BE IT ENACTED BY THE LEGISLATURE OF THE STATE OF WASHINGTON:
Sec. 1.  RCW 39.12.015 and 1965 ex.s. c 133 s 2 are each amended to read as follows:
(1) All determinations of the prevailing rate of wage shall be made by the industrial statistician of the department of labor and industries.
(2) A pilot project is created to establish the prevailing rate of wage for the following trades: Cement masons; operating engineers; laborers in utilities construction; plasterers; telecommunications technicians; and divers. The prevailing rate of wage under the pilot project must be published no later than February 2017, and for those trades specified in (a) of this subsection, may be adjusted semiannually based on changes to the collective bargaining agreements. Under the pilot project, the industrial statistician shall establish the prevailing rate of wage as follows:
(a) For the trades of plasterer, telecommunications technician, and diver, the industrial statistician shall establish the prevailing rate of wage by adopting the hourly wage, usual benefits, and overtime pay established in collective bargaining agreements for the specified trades. If there is no collective bargaining agreement, the prevailing rate of wage is established by conducting wage surveys.
(b)(i) For the trades of cement mason, operating engineer, and laborer in utilities construction, the industrial statistician shall establish the prevailing rate of wage by using a stratified random sampling methodology. To conduct the stratified random sampling methodology, the department of labor and industries shall identify the contractors, employers, and labor unions eligible to receive wage surveys for the specified trades. The department shall send wage surveys to at least thirty percent of those eligible survey recipients in each of the specified trades. The department shall use a random method to select the recipients of the survey in each trade. The prevailing rate of wage for a trade may be established using a stratified random sampling methodology when the department has received survey responses from at least twenty-five percent of the eligible survey recipient population in that particular trade.

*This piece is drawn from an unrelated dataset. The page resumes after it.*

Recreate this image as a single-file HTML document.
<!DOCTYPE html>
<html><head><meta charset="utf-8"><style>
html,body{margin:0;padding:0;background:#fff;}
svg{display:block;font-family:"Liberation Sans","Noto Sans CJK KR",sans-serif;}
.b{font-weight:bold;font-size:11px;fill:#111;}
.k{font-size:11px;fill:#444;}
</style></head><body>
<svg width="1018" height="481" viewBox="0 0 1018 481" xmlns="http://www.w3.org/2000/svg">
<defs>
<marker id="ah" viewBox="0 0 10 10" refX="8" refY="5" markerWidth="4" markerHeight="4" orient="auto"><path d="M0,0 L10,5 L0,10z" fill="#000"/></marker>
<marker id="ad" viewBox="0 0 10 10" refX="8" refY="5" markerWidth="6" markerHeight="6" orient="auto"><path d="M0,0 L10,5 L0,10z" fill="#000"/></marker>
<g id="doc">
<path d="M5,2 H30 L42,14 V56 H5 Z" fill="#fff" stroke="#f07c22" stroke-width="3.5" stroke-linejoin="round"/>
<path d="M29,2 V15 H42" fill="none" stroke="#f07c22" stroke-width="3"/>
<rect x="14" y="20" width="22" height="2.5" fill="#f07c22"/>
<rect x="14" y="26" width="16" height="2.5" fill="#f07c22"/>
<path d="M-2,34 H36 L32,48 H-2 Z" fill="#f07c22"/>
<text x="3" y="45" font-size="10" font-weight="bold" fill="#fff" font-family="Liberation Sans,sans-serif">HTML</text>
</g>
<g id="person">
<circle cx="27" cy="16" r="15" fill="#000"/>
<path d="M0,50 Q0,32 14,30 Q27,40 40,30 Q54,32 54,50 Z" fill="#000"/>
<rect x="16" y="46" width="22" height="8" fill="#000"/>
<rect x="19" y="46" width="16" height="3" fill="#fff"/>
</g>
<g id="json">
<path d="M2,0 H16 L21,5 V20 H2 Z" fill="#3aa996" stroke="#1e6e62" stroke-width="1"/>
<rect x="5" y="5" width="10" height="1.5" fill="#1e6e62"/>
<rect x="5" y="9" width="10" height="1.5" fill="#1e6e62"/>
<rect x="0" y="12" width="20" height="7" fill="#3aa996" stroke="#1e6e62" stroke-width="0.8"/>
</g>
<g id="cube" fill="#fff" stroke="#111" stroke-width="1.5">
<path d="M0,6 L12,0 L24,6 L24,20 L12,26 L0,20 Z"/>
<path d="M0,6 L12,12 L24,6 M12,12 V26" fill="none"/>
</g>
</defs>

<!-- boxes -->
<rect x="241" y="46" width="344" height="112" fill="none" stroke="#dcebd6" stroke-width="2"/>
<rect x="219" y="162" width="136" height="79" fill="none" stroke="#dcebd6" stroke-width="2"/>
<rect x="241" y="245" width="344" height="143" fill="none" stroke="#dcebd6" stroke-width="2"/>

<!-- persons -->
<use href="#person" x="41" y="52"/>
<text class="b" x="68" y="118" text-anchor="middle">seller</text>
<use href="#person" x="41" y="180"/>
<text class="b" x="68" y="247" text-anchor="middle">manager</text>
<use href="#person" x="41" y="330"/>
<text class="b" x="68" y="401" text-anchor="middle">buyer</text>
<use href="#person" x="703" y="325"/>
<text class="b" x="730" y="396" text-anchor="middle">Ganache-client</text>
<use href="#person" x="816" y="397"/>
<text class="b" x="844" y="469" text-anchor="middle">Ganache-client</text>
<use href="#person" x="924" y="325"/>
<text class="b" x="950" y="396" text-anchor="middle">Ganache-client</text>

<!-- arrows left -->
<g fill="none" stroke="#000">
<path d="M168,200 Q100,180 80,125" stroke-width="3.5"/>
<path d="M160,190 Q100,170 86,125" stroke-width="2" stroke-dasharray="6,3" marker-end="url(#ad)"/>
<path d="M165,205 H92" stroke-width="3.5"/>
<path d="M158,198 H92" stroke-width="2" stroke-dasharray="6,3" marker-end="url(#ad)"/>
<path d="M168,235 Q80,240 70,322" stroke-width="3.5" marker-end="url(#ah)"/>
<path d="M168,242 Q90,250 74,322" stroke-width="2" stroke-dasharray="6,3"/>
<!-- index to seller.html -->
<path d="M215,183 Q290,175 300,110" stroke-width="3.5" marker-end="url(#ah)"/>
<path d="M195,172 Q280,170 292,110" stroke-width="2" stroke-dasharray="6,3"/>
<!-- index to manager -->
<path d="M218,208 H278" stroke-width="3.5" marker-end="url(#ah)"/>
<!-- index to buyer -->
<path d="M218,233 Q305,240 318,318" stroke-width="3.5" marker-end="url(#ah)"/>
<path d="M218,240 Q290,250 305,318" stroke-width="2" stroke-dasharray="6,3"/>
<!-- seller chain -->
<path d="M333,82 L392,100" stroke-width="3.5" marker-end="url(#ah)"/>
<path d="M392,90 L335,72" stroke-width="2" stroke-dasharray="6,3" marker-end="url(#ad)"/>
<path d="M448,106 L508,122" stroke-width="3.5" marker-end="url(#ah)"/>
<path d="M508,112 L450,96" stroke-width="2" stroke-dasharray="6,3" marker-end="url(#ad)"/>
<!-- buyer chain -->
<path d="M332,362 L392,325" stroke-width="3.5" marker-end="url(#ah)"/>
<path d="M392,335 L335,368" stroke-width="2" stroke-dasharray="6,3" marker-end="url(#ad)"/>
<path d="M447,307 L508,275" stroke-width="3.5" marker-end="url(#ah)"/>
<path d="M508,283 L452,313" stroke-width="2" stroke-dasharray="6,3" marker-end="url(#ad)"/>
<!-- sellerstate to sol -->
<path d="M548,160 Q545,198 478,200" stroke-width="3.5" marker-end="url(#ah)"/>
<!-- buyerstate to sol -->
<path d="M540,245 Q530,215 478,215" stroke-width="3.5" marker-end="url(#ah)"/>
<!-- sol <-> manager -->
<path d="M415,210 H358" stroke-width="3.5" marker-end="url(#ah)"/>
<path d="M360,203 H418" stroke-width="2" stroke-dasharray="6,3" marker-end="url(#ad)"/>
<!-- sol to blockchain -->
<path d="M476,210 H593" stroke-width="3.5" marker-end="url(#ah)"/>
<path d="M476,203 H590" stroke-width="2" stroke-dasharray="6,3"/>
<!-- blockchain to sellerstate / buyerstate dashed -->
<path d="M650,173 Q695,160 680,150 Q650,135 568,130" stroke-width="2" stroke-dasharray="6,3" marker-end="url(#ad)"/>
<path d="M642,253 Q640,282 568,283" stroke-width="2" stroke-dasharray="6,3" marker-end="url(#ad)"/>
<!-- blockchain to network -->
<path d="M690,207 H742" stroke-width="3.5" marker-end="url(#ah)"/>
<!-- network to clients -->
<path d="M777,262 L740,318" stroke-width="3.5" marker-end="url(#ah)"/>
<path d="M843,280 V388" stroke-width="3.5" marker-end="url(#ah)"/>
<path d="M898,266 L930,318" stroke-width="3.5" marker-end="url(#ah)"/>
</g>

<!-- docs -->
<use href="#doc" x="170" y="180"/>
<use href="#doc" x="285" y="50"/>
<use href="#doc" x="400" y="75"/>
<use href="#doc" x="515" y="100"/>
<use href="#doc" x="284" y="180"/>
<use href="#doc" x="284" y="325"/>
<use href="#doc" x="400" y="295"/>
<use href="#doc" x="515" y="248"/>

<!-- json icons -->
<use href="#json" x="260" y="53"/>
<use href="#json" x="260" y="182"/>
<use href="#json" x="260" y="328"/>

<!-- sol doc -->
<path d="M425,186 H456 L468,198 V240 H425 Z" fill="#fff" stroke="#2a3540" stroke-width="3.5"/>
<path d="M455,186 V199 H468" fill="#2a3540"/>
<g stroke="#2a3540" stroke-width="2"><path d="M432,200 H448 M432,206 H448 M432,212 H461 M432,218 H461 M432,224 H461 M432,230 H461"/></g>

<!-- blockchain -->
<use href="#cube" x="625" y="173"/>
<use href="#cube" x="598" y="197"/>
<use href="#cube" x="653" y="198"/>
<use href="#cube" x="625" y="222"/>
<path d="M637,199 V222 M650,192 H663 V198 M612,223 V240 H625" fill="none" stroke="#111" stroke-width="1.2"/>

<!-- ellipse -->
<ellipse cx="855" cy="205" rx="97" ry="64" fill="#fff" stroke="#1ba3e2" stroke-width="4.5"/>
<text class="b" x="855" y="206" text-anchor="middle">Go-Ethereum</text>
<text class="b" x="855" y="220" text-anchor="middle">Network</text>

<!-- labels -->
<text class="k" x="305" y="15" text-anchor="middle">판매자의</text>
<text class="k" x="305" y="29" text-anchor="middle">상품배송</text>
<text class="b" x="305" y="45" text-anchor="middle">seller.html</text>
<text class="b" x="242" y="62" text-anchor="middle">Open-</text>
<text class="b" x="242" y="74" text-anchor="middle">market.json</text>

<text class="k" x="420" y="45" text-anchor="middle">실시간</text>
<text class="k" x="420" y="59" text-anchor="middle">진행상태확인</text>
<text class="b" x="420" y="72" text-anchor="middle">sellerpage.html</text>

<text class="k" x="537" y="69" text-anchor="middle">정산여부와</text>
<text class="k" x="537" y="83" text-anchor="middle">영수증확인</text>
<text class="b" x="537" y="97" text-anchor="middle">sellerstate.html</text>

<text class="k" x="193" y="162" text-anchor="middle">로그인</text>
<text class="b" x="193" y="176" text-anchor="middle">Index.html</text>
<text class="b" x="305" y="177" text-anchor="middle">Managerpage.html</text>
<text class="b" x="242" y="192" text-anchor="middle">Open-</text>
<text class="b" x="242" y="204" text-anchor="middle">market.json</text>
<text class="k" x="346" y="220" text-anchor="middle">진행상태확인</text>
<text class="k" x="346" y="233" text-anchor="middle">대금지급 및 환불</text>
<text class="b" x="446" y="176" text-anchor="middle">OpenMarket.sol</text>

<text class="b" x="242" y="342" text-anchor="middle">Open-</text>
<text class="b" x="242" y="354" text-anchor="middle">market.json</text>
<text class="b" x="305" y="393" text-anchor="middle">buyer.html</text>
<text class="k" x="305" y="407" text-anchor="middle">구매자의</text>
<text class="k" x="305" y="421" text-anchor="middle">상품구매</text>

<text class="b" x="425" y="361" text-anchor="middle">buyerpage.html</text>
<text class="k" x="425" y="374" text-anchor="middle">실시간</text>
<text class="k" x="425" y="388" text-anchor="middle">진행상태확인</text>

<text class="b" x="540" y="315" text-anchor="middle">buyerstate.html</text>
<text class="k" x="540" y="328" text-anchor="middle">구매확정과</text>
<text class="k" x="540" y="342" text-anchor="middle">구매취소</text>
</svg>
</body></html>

(ii) A recipient of a wage survey under the pilot project is required to respond to the survey within ninety days of receiving the survey. If a recipient has not responded within ninety days, the department shall contact the recipient by telephone. If after thirty days of the first telephone call the recipient has still not responded, the department shall contact the recipient by telephone and notify the recipient that it must respond to the survey and will be subject to civil penalties if the recipient fails to respond. If the recipient fails to respond within fourteen business days of the department's second telephone call to the recipient, the department shall assess a civil penalty of five hundred dollars against the recipient.
(iii) Civil penalties collected under this pilot program are deposited in the public works administration account.
(c) The joint legislative audit and review committee, in consultation with the department of labor and industries and the prevailing wage advisory committee, shall conduct an assessment of the pilot project. The joint legislative audit and review committee may contract with an independent expert in prevailing wage to assist with the assessment. The assessment must evaluate which of the following three prevailing wage methodologies generates the rate that best reflects the actual market wage rate: (i) The use of stratified random sampling; (ii) the use of collective bargaining agreements; or (iii) the general wage survey method. The joint legislative audit and review committee shall submit a progress report by June 30, 2018, and the results of the assessment by June 30, 2020, to the appropriate committees of the legislature.
(d) The pilot project under this subsection expires August 1, 2021.